You know that this day of mine hasn’t been like those before. I’m no longer the Supreme Pontiff of the Catholic church…now I’m just a pilgrim beginning the last part of his journey on earth.
With all my heart, with all my love, with my prayer and all my strength – with everything in me – I’d like to work for the common good of the church and all humanity. I feel your kindness so much.
Let us always move together toward the Lord for the good of the church and of the world. Thank you for bringing yourselves [here] – with all my heart, I give you my blessing….
Thank you and goodnight!
Tom McDonald, a savvy, witty blogger, hardly knew what to say.
And so it ends.
The last great man of Europe takes the stage for the final time, and reminds us that greatness is measured not by political machinations, military or economic might, or even important discoveries, but in staying grounded in the vast messiness of this frustrating and glorious human family with compassion, humility, and gentleness.
He was the teacher we needed at the time we needed him.
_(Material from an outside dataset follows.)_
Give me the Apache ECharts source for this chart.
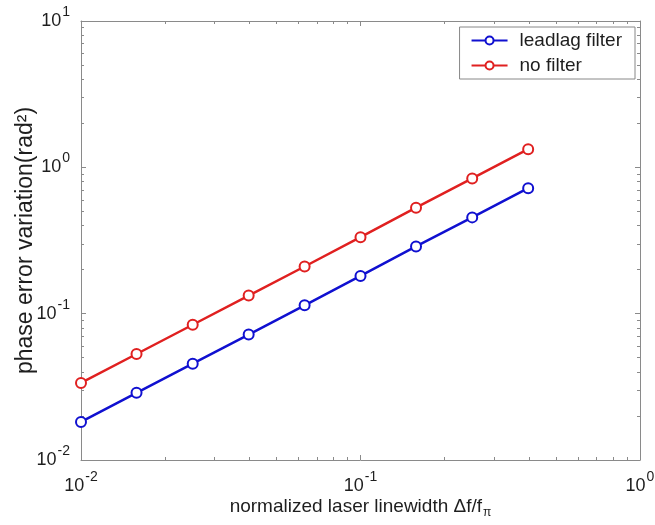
<!DOCTYPE html>
<html>
<head>
<meta charset="utf-8">
<script src="https://cdn.jsdelivr.net/npm/echarts@6/dist/echarts.min.js"></script>
<style>
  html, body { margin: 0; padding: 0; background: #fff; }
  #chart { width: 655px; height: 525px; }
</style>
</head>
<body>
<div id="chart"></div>
<script>
// Normalized laser linewidth (x) and phase error variation (y), log-log
const linewidth = [0.01, 0.0158, 0.0251, 0.0398, 0.0631, 0.1, 0.158, 0.251, 0.398];
const leadlagFilter = [0.0182, 0.0288, 0.0455, 0.072, 0.114, 0.181, 0.288, 0.455, 0.72];
const noFilter = [0.0336, 0.053, 0.084, 0.133, 0.21, 0.333, 0.53, 0.84, 1.33];
const seriesNames = ['leadlag filter', 'no filter'];

const FONT = '"Liberation Sans", Arial, Helvetica, sans-serif';
const AXIS_COLOR = '#8a8a8a';
const TEXT_COLOR = '#1e1e1e';

// Decade labels written as 10 with a raised exponent
function pow10Label(value) {
  const e = Math.round(Math.log10(value));
  return '{b|10}{s|' + e + '}';
}
const powRich = {
  b: { fontSize: 18, fontFamily: FONT, color: TEXT_COLOR },
  s: { fontSize: 14, fontFamily: FONT, color: TEXT_COLOR, verticalAlign: 'top', padding: [0, 0, 18, 1] }
};

const chart = echarts.init(document.getElementById('chart'));

function pairs(xs, ys) { return xs.map((x, i) => [x, ys[i]]); }

const axisCommon = {
  type: 'log',
  logBase: 10,
  axisLine: { show: true, lineStyle: { color: AXIS_COLOR, width: 1 } },
  axisTick: { show: true, inside: true, length: 5, lineStyle: { color: AXIS_COLOR } },
  minorTick: { show: true, splitNumber: 9, length: 3, lineStyle: { color: AXIS_COLOR } },
  splitLine: { show: false },
  minorSplitLine: { show: false }
};

chart.setOption({
  animation: false,
  backgroundColor: '#fff',
  grid: { left: 81, right: 15, top: 21, bottom: 65, containLabel: false, outerBoundsMode: 'none' },
  xAxis: [
    Object.assign({}, axisCommon, {
      min: 0.01, max: 1, position: 'bottom',
      axisLabel: { formatter: pow10Label, rich: powRich, margin: 10 },
      name: '{a|normalized laser linewidth Δf/f}{s|π}',
      nameLocation: 'middle', nameGap: 35, nameMoveOverlap: false,
      nameTextStyle: {
        rich: {
          a: { fontSize: 19, fontFamily: FONT, color: TEXT_COLOR },
          s: { fontSize: 12, fontFamily: FONT, color: TEXT_COLOR, verticalAlign: 'bottom', padding: [12, 0, 0, 1] }
        }
      }
    }),
    Object.assign({}, axisCommon, {
      min: 0.01, max: 1, position: 'top',
      axisLabel: { show: false }
    })
  ],
  yAxis: [
    Object.assign({}, axisCommon, {
      min: 0.01, max: 10, position: 'left',
      axisLabel: { formatter: pow10Label, rich: powRich, margin: 11 },
      name: 'phase error variation(rad²)',
      nameLocation: 'middle', nameGap: 44, nameRotate: 90, nameMoveOverlap: false,
      nameTextStyle: { fontSize: 23, fontFamily: FONT, color: TEXT_COLOR }
    }),
    Object.assign({}, axisCommon, {
      min: 0.01, max: 10, position: 'right',
      axisLabel: { show: false }
    })
  ],
  legend: {
    data: seriesNames,
    orient: 'vertical',
    right: 20, top: 27,
    padding: [4, 13, 4, 11],
    itemGap: 6,
    itemWidth: 36, itemHeight: 10,
    borderColor: '#888', borderWidth: 1,
    backgroundColor: '#fff',
    textStyle: { fontSize: 19, lineHeight: 19, fontFamily: FONT, color: TEXT_COLOR, padding: [0, 0, 0, 7] }
  },
  series: [
    {
      name: seriesNames[0], type: 'line',
      data: pairs(linewidth, leadlagFilter),
      color: '#1010d0',
      lineStyle: { width: 2.5, color: '#1010d0' },
      symbol: 'emptyCircle', symbolSize: 10,
      itemStyle: { color: '#1010d0', borderColor: '#1010d0', borderWidth: 2 }
    },
    {
      name: seriesNames[1], type: 'line',
      data: pairs(linewidth, noFilter),
      color: '#e02020',
      lineStyle: { width: 2.5, color: '#e02020' },
      symbol: 'emptyCircle', symbolSize: 10,
      itemStyle: { color: '#e02020', borderColor: '#e02020', borderWidth: 2 }
    }
  ]
});
</script>
</body>
</html>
The Holy Spirit is funny that way. As the world was careening towards armageddon, with almost half its population locked in near-slavery, He gave us a firebrand: a charismatic leader who spoke with a force that toppled nations.
When our greatest enemy was ourselves–our prosperity, our tendency to selfishness, our triviality, our refusal to be taught–he sent a quiet viticulturist of souls. In one of those great cosmic ironies that proves God is a brilliant joker, He sent a teacher to a people unwilling to be taught: a people under the delusion of a radical individualism that says each man is his own Lord and Master, and thus must find his own way by his own light, rather than by the one Light Who illuminates all.
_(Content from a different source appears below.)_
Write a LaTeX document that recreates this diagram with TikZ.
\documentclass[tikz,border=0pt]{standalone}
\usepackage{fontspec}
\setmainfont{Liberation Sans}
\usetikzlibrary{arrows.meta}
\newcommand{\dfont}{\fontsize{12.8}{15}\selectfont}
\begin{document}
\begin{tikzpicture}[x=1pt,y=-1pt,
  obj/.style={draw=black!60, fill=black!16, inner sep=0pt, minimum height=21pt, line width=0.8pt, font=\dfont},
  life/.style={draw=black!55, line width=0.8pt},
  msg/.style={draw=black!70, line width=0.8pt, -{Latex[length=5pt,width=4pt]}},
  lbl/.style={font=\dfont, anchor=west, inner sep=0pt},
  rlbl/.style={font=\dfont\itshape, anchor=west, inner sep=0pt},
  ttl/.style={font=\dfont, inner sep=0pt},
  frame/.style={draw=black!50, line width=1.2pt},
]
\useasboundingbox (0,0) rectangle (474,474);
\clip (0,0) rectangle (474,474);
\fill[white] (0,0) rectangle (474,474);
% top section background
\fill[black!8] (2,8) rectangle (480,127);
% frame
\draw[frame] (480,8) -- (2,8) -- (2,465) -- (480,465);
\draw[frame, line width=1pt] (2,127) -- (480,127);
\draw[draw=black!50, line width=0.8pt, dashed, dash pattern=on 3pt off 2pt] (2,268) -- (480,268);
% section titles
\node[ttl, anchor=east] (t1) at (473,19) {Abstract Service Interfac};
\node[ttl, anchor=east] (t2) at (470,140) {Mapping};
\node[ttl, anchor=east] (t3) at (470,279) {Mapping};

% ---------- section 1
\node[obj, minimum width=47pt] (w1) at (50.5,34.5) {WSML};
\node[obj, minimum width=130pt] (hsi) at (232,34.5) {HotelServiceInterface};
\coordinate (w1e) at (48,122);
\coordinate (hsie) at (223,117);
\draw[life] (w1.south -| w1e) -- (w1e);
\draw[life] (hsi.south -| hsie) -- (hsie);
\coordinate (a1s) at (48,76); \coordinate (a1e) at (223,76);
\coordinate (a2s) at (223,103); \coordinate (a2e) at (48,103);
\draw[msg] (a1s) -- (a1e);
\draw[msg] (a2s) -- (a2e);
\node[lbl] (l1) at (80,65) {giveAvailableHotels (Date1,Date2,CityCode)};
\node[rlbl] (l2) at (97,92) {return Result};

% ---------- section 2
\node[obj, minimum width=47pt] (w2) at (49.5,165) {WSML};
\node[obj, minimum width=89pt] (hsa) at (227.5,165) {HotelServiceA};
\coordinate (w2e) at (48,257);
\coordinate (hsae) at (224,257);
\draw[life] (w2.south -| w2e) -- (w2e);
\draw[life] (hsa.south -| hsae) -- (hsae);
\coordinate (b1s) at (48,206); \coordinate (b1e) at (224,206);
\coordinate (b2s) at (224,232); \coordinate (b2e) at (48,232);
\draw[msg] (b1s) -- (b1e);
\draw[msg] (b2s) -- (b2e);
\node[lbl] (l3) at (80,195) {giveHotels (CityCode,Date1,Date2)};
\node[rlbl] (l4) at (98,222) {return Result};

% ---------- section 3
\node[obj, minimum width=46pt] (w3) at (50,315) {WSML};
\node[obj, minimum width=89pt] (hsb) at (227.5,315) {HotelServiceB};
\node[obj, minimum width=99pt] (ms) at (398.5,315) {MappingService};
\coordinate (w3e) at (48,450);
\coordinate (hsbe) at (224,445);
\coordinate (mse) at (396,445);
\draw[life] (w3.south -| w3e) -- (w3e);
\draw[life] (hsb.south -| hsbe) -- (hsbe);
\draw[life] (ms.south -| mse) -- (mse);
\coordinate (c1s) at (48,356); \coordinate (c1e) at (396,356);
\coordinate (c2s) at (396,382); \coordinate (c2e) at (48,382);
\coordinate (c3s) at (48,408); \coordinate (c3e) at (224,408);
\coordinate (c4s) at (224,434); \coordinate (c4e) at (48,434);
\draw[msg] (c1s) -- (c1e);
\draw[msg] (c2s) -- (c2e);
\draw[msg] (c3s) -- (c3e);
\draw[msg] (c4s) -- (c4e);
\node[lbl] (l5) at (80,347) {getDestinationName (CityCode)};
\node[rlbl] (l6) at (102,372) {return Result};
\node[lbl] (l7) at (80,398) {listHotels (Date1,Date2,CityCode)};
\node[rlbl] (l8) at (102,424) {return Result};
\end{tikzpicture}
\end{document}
For a people easily distracted by an infinitely multiplying, utterly inconsequential number of small things, he turned the bright beam of his intellect on the big things: the things that mattered: hope, faith, love. In an era when the people who have assumed the mantle of “humanism” are the most anti-human of all, he gave us a true Christian humanist rooted where it must be rooted: in the God who loves.
Non-Catholics can’t possibly understand the connection truly faithful Catholics have to their pope. He’s not magic, he’s not a god, and oddly enough he doesn’t even need to be holy or even particularly inspirational. (Fortunately, this last part is rare in the history of Christ’s Church.) What he is, is this: a promise. He is a promise, made by the Incarnate Lord, of a visible leadership that will last for all time, beginning with the flawed, hot-headed, cowardly fisherman who sat at His right hand, and stretching down through the millennia to us today. “Tu es Petrus et super hanc petram aedificabo ecclesiam.”
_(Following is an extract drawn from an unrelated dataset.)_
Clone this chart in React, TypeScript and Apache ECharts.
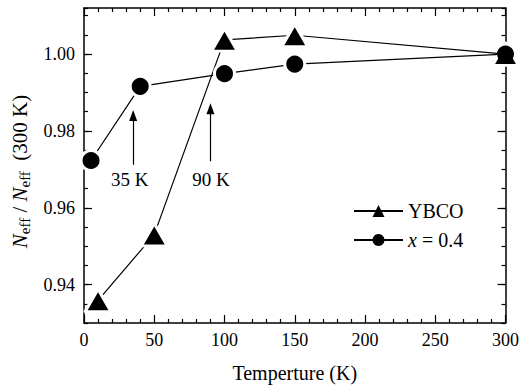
import React, { useEffect, useRef } from 'react';
import * as echarts from 'echarts';

const ybcoTemps = [10, 50, 100, 150, 300];
const ybcoValues = [0.9359, 0.953, 1.0037, 1.0049, 1.0];
const x04Temps = [5, 40, 100, 150, 300];
const x04Values = [0.9723, 0.9916, 0.9949, 0.9974, 1.0];
const seriesNames = ['YBCO', 'x = 0.4'];
const yMajorTicks = [0.94, 0.96, 0.98, 1.0];
const arrowTemps = [35, 90];
const arrowFrom = [0.9712, 0.9721];
const arrowTo = [0.984, 0.9858];
const arrowLabels = ['35 K', '90 K'];
const arrowLabelTemps = [32.6, 90.3];
const arrowLabelValues = [0.9673, 0.9673];

const FONT = 'Liberation Serif';

export default function App() {
  const ref = useRef<HTMLDivElement>(null);
  useEffect(() => {
    if (!ref.current) return;
    const chart = echarts.init(ref.current, null, { renderer: 'svg' });
    const black = '#000';
    const tickStyle = { color: black, width: 1.2 };
    const axisLine = { show: true, lineStyle: { color: black, width: 1.5 } };
    const yBase = { type: 'value', min: 0.93, max: 1.012, splitLine: { show: false }, gridIndex: 0 };
    const xBase = {
      type: 'value', min: 0, max: 300, interval: 50, splitLine: { show: false },
      axisLine, axisTick: { inside: true, length: 8, lineStyle: tickStyle },
      minorTick: { show: true, splitNumber: 5, length: 4, lineStyle: tickStyle },
    };
    const lastIdx = x04Temps.length - 1;
    const option: any = {
      animation: false,
      textStyle: { fontFamily: FONT },
      grid: { left: 84, right: 15, top: 8, bottom: 62 },
      xAxis: [
        {
          ...xBase, position: 'bottom',
          axisLabel: { color: black, fontSize: 18, fontFamily: FONT, margin: 8 },
          name: 'Temperture (K)', nameLocation: 'middle', nameGap: 40,
          nameTextStyle: { color: black, fontSize: 20, fontFamily: FONT },
        },
        { ...xBase, position: 'top', axisLabel: { show: false } },
      ],
      yAxis: [
        {
          ...yBase, position: 'left', axisLine,
          axisTick: { inside: true, length: 8, lineStyle: tickStyle, customValues: yMajorTicks },
          axisLabel: {
            customValues: yMajorTicks, color: black, fontSize: 18, fontFamily: FONT, margin: 9,
            formatter: (v: number) => v.toFixed(2),
          },
          name: '{n|N}{s|eff}{t| / }{n|N}{s|eff}{t|  (300 K)}',
          nameLocation: 'middle', nameGap: 51,
          nameTextStyle: {
            color: black, fontSize: 21, fontFamily: FONT, padding: [0, 12, 0, 0],
            rich: {
              n: { fontStyle: 'italic', fontSize: 21, fontFamily: FONT, lineHeight: 26, color: black },
              s: { fontSize: 15, fontFamily: FONT, lineHeight: 13, verticalAlign: 'bottom', color: black },
              t: { fontSize: 21, fontFamily: FONT, lineHeight: 26, color: black },
            },
          },
        },
        {
          ...yBase, position: 'left', interval: 0.005, axisLine: { show: false },
          axisTick: { inside: true, length: 4, lineStyle: tickStyle }, axisLabel: { show: false },
        },
        {
          ...yBase, position: 'right', axisLine,
          axisTick: { inside: true, length: 8, lineStyle: tickStyle, customValues: yMajorTicks },
          axisLabel: { show: false },
        },
        {
          ...yBase, position: 'right', interval: 0.005, axisLine: { show: false },
          axisTick: { inside: true, length: 4, lineStyle: tickStyle }, axisLabel: { show: false },
        },
      ],
      legend: {
        orient: 'vertical', left: 348, top: 196, itemWidth: 49, itemHeight: 15, itemGap: 9,
        data: seriesNames,
        itemStyle: { borderWidth: 0 },
        textStyle: {
          color: black, fontSize: 20, fontFamily: FONT,
          rich: { i: { fontStyle: 'italic', fontSize: 20, fontFamily: FONT, color: black } },
        },
        formatter: (name: string) => (name === seriesNames[1] ? '{i|x} = 0.4' : name),
      },
      series: [
        {
          name: seriesNames[0], type: 'line', xAxisIndex: 0, yAxisIndex: 0,
          data: ybcoTemps.map((t, i) => [t, ybcoValues[i]]),
          symbol: 'triangle', symbolSize: [26, 22.5],
          itemStyle: { color: black, borderColor: '#fff', borderWidth: 3, borderJoin: 'round' },
          lineStyle: { color: black, width: 1.2 },
        },
        {
          name: seriesNames[1], type: 'line', xAxisIndex: 0, yAxisIndex: 0,
          data: x04Temps.map((t, i) =>
            i === lastIdx
              ? { value: [t, x04Values[i]], symbolSize: 17, itemStyle: { borderWidth: 0 } }
              : [t, x04Values[i]]
          ),
          symbol: 'circle', symbolSize: 20,
          itemStyle: { color: black, borderColor: '#fff', borderWidth: 3 },
          lineStyle: { color: black, width: 1.2 },
          markLine: {
            silent: true, symbol: ['none', 'triangle'], symbolSize: [8, 11],
            lineStyle: { color: black, width: 1.2, type: 'solid' },
            itemStyle: { color: black },
            label: { show: false },
            data: arrowTemps.map((t, i) => [
              { coord: [t, arrowFrom[i]] },
              { coord: [t, arrowTo[i]] },
            ]),
          },
          markPoint: {
            silent: true, symbol: 'circle', symbolSize: 0,
            label: { show: true, position: 'inside', color: black, fontSize: 19, fontFamily: FONT, formatter: '{b}' },
            data: arrowLabels.map((l, i) => ({ name: l, coord: [arrowLabelTemps[i], arrowLabelValues[i]] })),
          },
        },
      ],
    };
    chart.setOption(option);
    return () => chart.dispose();
  }, []);
  return <div ref={ref} style={{ width: 522, height: 388, position: 'absolute', left: 0, top: 0 }} />;
}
And I will miss him more than words can express. He was “my” pope. I read him for years as Joseph Ratzinger, marveling at a mind so sharp it could convey complex points with utter simplicity. As someone called to a teaching ministry, I was inspired by his ability to teach at any level required of him, and teach so well that he also could inspire.
And that, my friends, bespeaks my sentiments exactly. I read him for years as Joseph Ratzinger, quoted him in articles I wrote and talks I gave and on radio shows, because he taught the depths of human truths with such clarity and elegance and art. All that Thomas said, yes.
In recent days, I’ve twice interviewed Fr. Joseph Fessio, founder and editor of Ignatius Press and former student of the former Fr. Joseph Ratzinger with whom he has maintained a close 40 year long friendship. It has been enlightening and joyful and inspiring to talk with him, a priest who can really call Ratzinger/Benedict “my pope.”
“He was different, and people came to listen to him. He offered a very personal, meditative reflection. As people now recognize, he was articulate, organized and coherent,” recalled Father Fessio, during an interview that shared recollections of Ratzinger’s role as a teacher and offered an appreciation of his gifts as an author.
But Father Ratzinger’s intellectual gifts were even more striking during the graduate seminars, “where there would be five or six of us. In each session, one person would make a presentation, and others would respond,” Father Fessio remembered. “Father Ratzinger would listen, and then, in the discussion, he would make sure that others also spoke. My German was not good, and I couldn’t say very much.”
During the seminars, Father Ratzinger “would sit back, and then, at the end of the seminar, in two or three sentence, he would summarize all that was said. He pulled the discussion together into an organic whole in a way that was always illuminating.”
Fr. Fessio told me Ratzinger/Benedict had the gift of synthesizing thoughts in something like “an intellectual symphony,” a beautiful and perfectly apt description of Benedict’s exquisite expression. “He had a power of seeing,” Fr. Fessio told me again on Monday. “He wrote with clarity, depth and breadth. His deep faith gave him the power of seeing everyting integrated as a whole, with an inner unity.”
From the interview in National Catholic Register:
Father Fessio recalled a remark the Pope made during a meeting some time after his election.
Another Catholic publisher asked the Holy Father why only Ignatius Press was publishing his works. Father Fessio recalled that the Pope calmly responded, “Because when no one else cared, they published my works.”
Those of us who knew the mind and eloquent expression of Joseph Ratzinger always cared, in fact valued it highly, and hung on every word. Fortunately, they will be with us for a lifetime and many more after us, no matter who his successors are to the Chair of Peter.